James Kwan completed a BSc in chemical engineering at Rensselaer Polytechnic Institute in upstate New York in 2007. He studied at Columbia University, and in 2012 he was awarded his MPhil, MSc, and PhD under the guidance of Professor Mark Borden.
During the final months of his PhD, James moved to the University of Colorado, Boulder as a researcher before joining the BUBBL group in Oxford as a postdoc under the supervision of Professor Constantin Coussios. During this time, James was awarded a Junior Research Fellowship at New College. At the end of his term, he joined the Oxford spinout company OxSonics as a chemical engineer. In 2016, James left Oxford to become an Assistant Professor at Nanyang Technological University, Singapore in the School of Chemical and Biomedical Engineering. After four years in Singapore, James moved back to Oxford to join the Department of Engineering Science as an Associate Professor. He is also a Tutorial Fellow at Balliol College.

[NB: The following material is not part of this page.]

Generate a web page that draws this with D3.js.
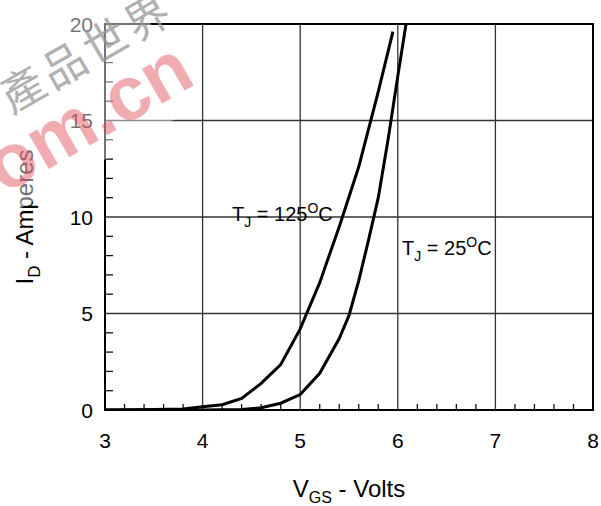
<!DOCTYPE html>
<html>
<head>
<meta charset="utf-8">
<script src="https://cdn.jsdelivr.net/npm/d3@7"></script>
<style>
  body { margin: 0; background: #fff; }
  text { font-family: "Liberation Sans", Arial, sans-serif; }
</style>
</head>
<body>
<div id="chart"></div>
<script>
// Données
const vgs125 = [3.0, 3.5, 3.8, 4.0, 4.2, 4.4, 4.6, 4.8, 5.0, 5.2, 5.4, 5.6, 5.8, 5.95];
const id125  = [0, 0.02, 0.05, 0.17, 0.27, 0.6, 1.38, 2.35, 4.2, 6.6, 9.5, 12.6, 16.5, 19.6];

const vgs25 = [3.0, 4.0, 4.4, 4.6, 4.8, 5.0, 5.2, 5.4, 5.5, 5.6, 5.7, 5.8, 5.9, 6.0, 6.1];
const id25  = [0, 0, 0.02, 0.12, 0.35, 0.8, 1.9, 3.7, 4.9, 6.7, 8.8, 11.0, 14.0, 17.3, 20.5];

const xTicks = [3, 4, 5, 6, 7, 8];
const yTicks = [0, 5, 10, 15, 20];

const width = 601, height = 506;
const margin = { left: 105, right: 8, top: 24, bottom: 96 };

const svg = d3.select("#chart").append("svg")
    .attr("width", width)
    .attr("height", height);

const x = d3.scaleLinear().domain([3, 8]).range([margin.left, width - margin.right]);
const y = d3.scaleLinear().domain([0, 20]).range([height - margin.bottom, margin.top]);

// Grille
const grid = svg.append("g").attr("stroke", "#333").attr("stroke-width", 1.3);
grid.selectAll("line.gx").data(xTicks.slice(1, -1)).join("line")
    .attr("x1", d => x(d)).attr("x2", d => x(d))
    .attr("y1", y(0)).attr("y2", y(20));
grid.selectAll("line.gy").data(yTicks.slice(1, -1)).join("line")
    .attr("x1", x(3)).attr("x2", x(8))
    .attr("y1", d => y(d)).attr("y2", d => y(d));

// Petites graduations
const minorX = d3.range(3.2, 8, 0.2).filter(d => Math.abs(d - Math.round(d)) > 0.01);
svg.append("g").attr("stroke", "#111").attr("stroke-width", 1.3)
    .selectAll("line").data(minorX).join("line")
    .attr("x1", d => x(d)).attr("x2", d => x(d))
    .attr("y1", y(0)).attr("y2", y(0) - 6);
const minorY = d3.range(1, 20).filter(d => d % 5 !== 0);
svg.append("g").attr("stroke", "#111").attr("stroke-width", 1.3)
    .selectAll("line").data(minorY).join("line")
    .attr("x1", x(3)).attr("x2", x(3) + 8)
    .attr("y1", d => y(d)).attr("y2", d => y(d));

// Cadre
svg.append("rect")
    .attr("x", x(3)).attr("y", y(20))
    .attr("width", x(8) - x(3)).attr("height", y(0) - y(20))
    .attr("fill", "none").attr("stroke", "#000").attr("stroke-width", 2);

// Courbes
svg.append("clipPath").attr("id", "clip").append("rect")
    .attr("x", x(3)).attr("y", y(20))
    .attr("width", x(8) - x(3)).attr("height", y(0) - y(20));

const line = d3.line().x(d => x(d[0])).y(d => y(d[1]));
const curves = svg.append("g").attr("clip-path", "url(#clip)");
curves.append("path").datum(d3.zip(vgs125, id125))
    .attr("d", line).attr("fill", "none").attr("stroke", "#000").attr("stroke-width", 3);
curves.append("path").datum(d3.zip(vgs25, id25))
    .attr("d", line).attr("fill", "none").attr("stroke", "#000").attr("stroke-width", 3);

// Libellés des axes
svg.append("g").selectAll("text").data(xTicks).join("text")
    .attr("x", d => x(d)).attr("y", y(0) + 38)
    .attr("text-anchor", "middle").attr("font-size", 21)
    .text(d => d);
svg.append("g").selectAll("text").data(yTicks).join("text")
    .attr("x", x(3) - 12).attr("y", d => y(d) + 7.5)
    .attr("text-anchor", "end").attr("font-size", 21)
    .text(d => d);

// Titres
const xt = svg.append("text").attr("x", x(5.5)).attr("y", 497)
    .attr("text-anchor", "middle").attr("font-size", 24);
xt.append("tspan").text("V");
xt.append("tspan").attr("font-size", 16).attr("dy", 6).text("GS");
xt.append("tspan").attr("dy", -6).text(" - Volts");

const yt = svg.append("text")
    .attr("transform", `translate(33,${y(10)}) rotate(-90)`)
    .attr("text-anchor", "middle").attr("font-size", 24);
yt.append("tspan").text("I");
yt.append("tspan").attr("font-size", 17).attr("dy", 7).text("D");
yt.append("tspan").attr("dy", -7).text(" - Amperes");

// Annotations
function tjLabel(px, py, temp) {
  const t = svg.append("text").attr("x", px).attr("y", py).attr("font-size", 20);
  t.append("tspan").text("T");
  t.append("tspan").attr("font-size", 14).attr("dy", 6).text("J");
  t.append("tspan").attr("dy", -6).text(" = " + temp);
  t.append("tspan").attr("font-size", 14).attr("dy", -8).text("O");
  t.append("tspan").attr("dy", 8).text("C");
}
tjLabel(232, 221, "125");
tjLabel(402, 255, "25");

// Filigrane (par-dessus)
const wm = svg.append("g").attr("transform", "translate(2,196) rotate(-30)");
wm.append("rect").attr("x", -60).attr("y", -130).attr("width", 275).attr("height", 150)
    .attr("fill", "rgba(255,255,255,0.45)");
wm.append("text").attr("x", 49).attr("y", -66)
    .attr("font-size", 44).attr("letter-spacing", 4)
    .attr("fill", "rgba(150,150,150,0.75)")
    .style("font-family", "'Noto Sans CJK SC'")
    .text("產品世界");
wm.append("text").attr("x", -40).attr("y", 0)
    .attr("font-size", 76).attr("font-weight", "bold")
    .attr("fill", "rgba(225,70,85,0.45)")
    .text("com.cn");
</script>
</body>
</html>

James Kwan's research interests include the application of mechanical, thermal, and chemical effects of ultrasound and cavitation to address challenges in personal and environmental health.

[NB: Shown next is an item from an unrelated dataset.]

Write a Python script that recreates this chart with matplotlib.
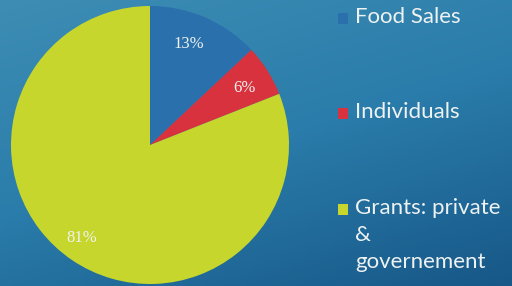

Sonochemistry is the use of ultrasound and cavitation to promote chemical reactions. We are interested in controlling cavitation with nanoparticles to enhance free radical production, generate reactive oxygen species, and manipulate covalent and non-covalent bonds.
A number of diseases remain difficult to treat due to the inability to reliably deliver potent therapeutics to the site of the injury. Our group is interested in using cavitation to facilitate the targeted transport of therapeutics.
Many medical and environmental infections are comprised of biofilms. We hope to elucidate the bioeffects of ultrasound on biofilms and the governing mechanisms for biofilm removal to develop new technologies for biofilm treatment or modification
We are developing nano-structured catalysts that nucleate cavitation in response to ultrasound in order to facilitate difficult reactions. Preventing Restenosis We are working towards demonstrating the efficacy of drug-loaded cavitation agents for the prevention of restenosis in arteries below-the-knee.
We seek to better understand the mechanical and biological role ultrasound and cavitation play in biofilm disruption.